_Exercise input_

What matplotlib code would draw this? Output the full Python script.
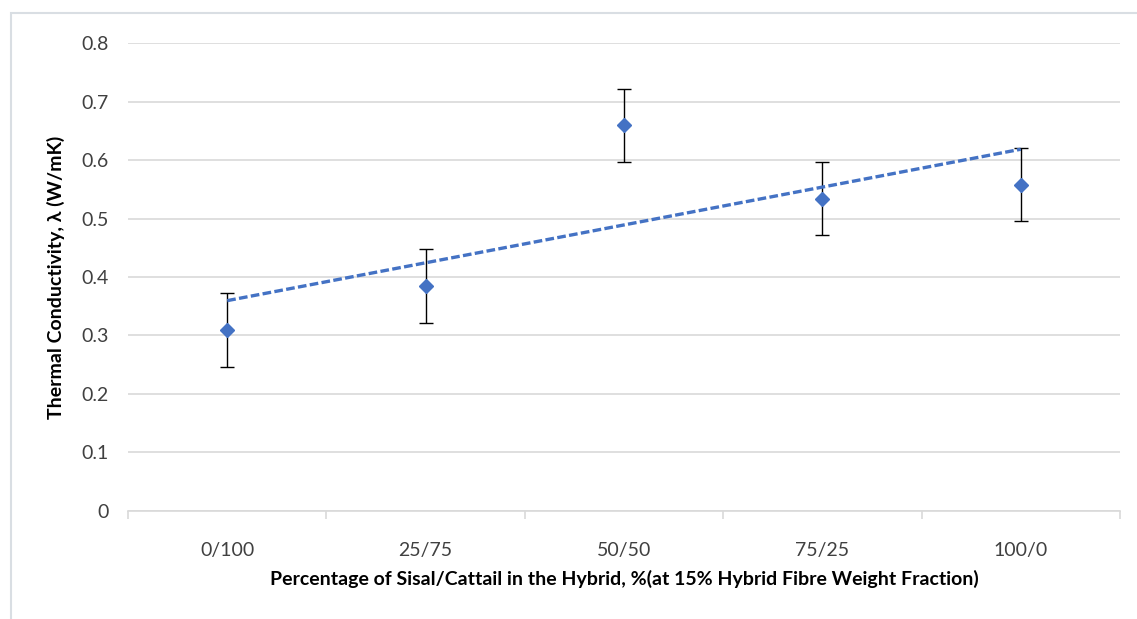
import numpy as np
import matplotlib.pyplot as plt
from matplotlib.patches import Rectangle

# data
categories = ['0/100', '25/75', '50/50', '75/25', '100/0']
conductivity = [0.309, 0.385, 0.659, 0.534, 0.558]
error = [0.063, 0.063, 0.063, 0.063, 0.063]

blue = '#4472C4'
grid_col = '#D9D9D9'
plt.rcParams['font.family'] = ['Lato', 'DejaVu Sans']

fig = plt.figure(figsize=(11.37, 6.19), dpi=100)
ax = fig.add_axes([0.1126, 0.1745, 0.8724, 0.756])

# light frame round the chart area, as in the Excel export
fig.patches.append(Rectangle((11 / 1137, -0.1), 1.2, (619 - 13) / 619 + 0.1,
                             transform=fig.transFigure, fill=False,
                             edgecolor='#D9DEE3', lw=1.5))

x = np.arange(1, len(categories) + 1)
y = np.array(conductivity)

ax.errorbar(x, y, yerr=error, fmt='none', ecolor='black', elinewidth=1,
            capsize=4.7, capthick=1, zorder=3)
ax.plot(x, y, 'D', color=blue, markersize=7, zorder=4)

# linear trendline
k, b = np.polyfit(x, y, 1)
ax.plot(x, k * x + b, color=blue, lw=2.4, dashes=(2.6, 1.0), zorder=3)

ax.set_xlim(0.5, len(categories) + 0.5)
ax.set_ylim(0, 0.8)
ax.set_yticks(np.arange(0, 0.81, 0.1))
ax.set_yticklabels(['0'] + ['%.1f' % v for v in np.arange(0.1, 0.81, 0.1)])
ax.yaxis.grid(True, color=grid_col, lw=1.2)
ax.set_axisbelow(True)

ax.set_xticks(np.arange(0.5, len(categories) + 1, 1.0))
ax.set_xticklabels([])
ax.set_xticks(x, minor=True)
ax.set_xticklabels(categories, minor=True, fontsize=14)
ax.tick_params(axis='x', which='major', length=6, color=grid_col, width=1.2,
               direction='out')
ax.tick_params(axis='x', which='minor', length=0, pad=22,
               labelcolor='#404040')
ax.tick_params(axis='y', length=0, pad=14, labelsize=14, labelcolor='#404040')

for side in ['top', 'right', 'left']:
    ax.spines[side].set_visible(False)
ax.spines['bottom'].set_color(grid_col)
ax.spines['bottom'].set_linewidth(1.2)

ax.set_xlabel('Percentage of Sisal/Cattail in the Hybrid, %(at 15% Hybrid Fibre Weight Fraction)',
              fontsize=14, fontweight='bold', labelpad=8)
ax.set_ylabel('Thermal Conductivity, λ (W/mK)', fontsize=14,
              fontweight='bold', labelpad=12)

fig.savefig('out.png', dpi=100)
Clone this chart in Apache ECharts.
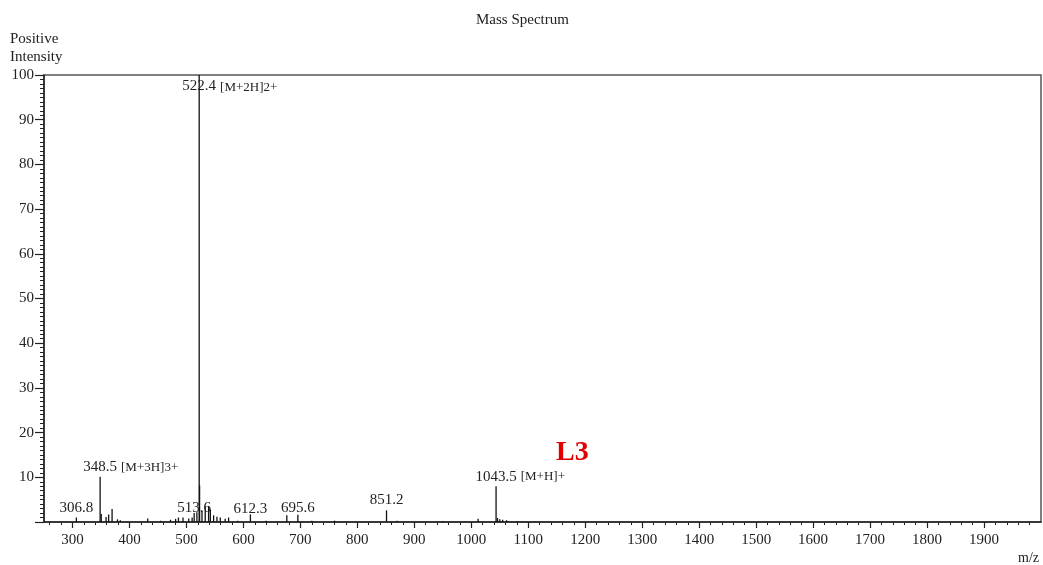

_Task instructions_
Exclude every picture and copy the remaining data exactly.

_Written answer_
What matplotlib code would draw this? Output the full Python script.
import numpy as np
import matplotlib.pyplot as plt
from matplotlib.patches import Rectangle

# data
categories = ['0/100', '25/75', '50/50', '75/25', '100/0']
conductivity = [0.309, 0.385, 0.659, 0.534, 0.558]
error = [0.063, 0.063, 0.063, 0.063, 0.063]

blue = '#4472C4'
grid_col = '#D9D9D9'
plt.rcParams['font.family'] = ['Lato', 'DejaVu Sans']

fig = plt.figure(figsize=(11.37, 6.19), dpi=100)
ax = fig.add_axes([0.1126, 0.1745, 0.8724, 0.756])

# light frame round the chart area, as in the Excel export
fig.patches.append(Rectangle((11 / 1137, -0.1), 1.2, (619 - 13) / 619 + 0.1,
                             transform=fig.transFigure, fill=False,
                             edgecolor='#D9DEE3', lw=1.5))

x = np.arange(1, len(categories) + 1)
y = np.array(conductivity)

ax.errorbar(x, y, yerr=error, fmt='none', ecolor='black', elinewidth=1,
            capsize=4.7, capthick=1, zorder=3)
ax.plot(x, y, 'D', color=blue, markersize=7, zorder=4)

# linear trendline
k, b = np.polyfit(x, y, 1)
ax.plot(x, k * x + b, color=blue, lw=2.4, dashes=(2.6, 1.0), zorder=3)

ax.set_xlim(0.5, len(categories) + 0.5)
ax.set_ylim(0, 0.8)
ax.set_yticks(np.arange(0, 0.81, 0.1))
ax.set_yticklabels(['0'] + ['%.1f' % v for v in np.arange(0.1, 0.81, 0.1)])
ax.yaxis.grid(True, color=grid_col, lw=1.2)
ax.set_axisbelow(True)

ax.set_xticks(np.arange(0.5, len(categories) + 1, 1.0))
ax.set_xticklabels([])
ax.set_xticks(x, minor=True)
ax.set_xticklabels(categories, minor=True, fontsize=14)
ax.tick_params(axis='x', which='major', length=6, color=grid_col, width=1.2,
               direction='out')
ax.tick_params(axis='x', which='minor', length=0, pad=22,
               labelcolor='#404040')
ax.tick_params(axis='y', length=0, pad=14, labelsize=14, labelcolor='#404040')

for side in ['top', 'right', 'left']:
    ax.spines[side].set_visible(False)
ax.spines['bottom'].set_color(grid_col)
ax.spines['bottom'].set_linewidth(1.2)

ax.set_xlabel('Percentage of Sisal/Cattail in the Hybrid, %(at 15% Hybrid Fibre Weight Fraction)',
              fontsize=14, fontweight='bold', labelpad=8)
ax.set_ylabel('Thermal Conductivity, λ (W/mK)', fontsize=14,
              fontweight='bold', labelpad=12)

fig.savefig('out.png', dpi=100)
Clone this chart in Apache ECharts.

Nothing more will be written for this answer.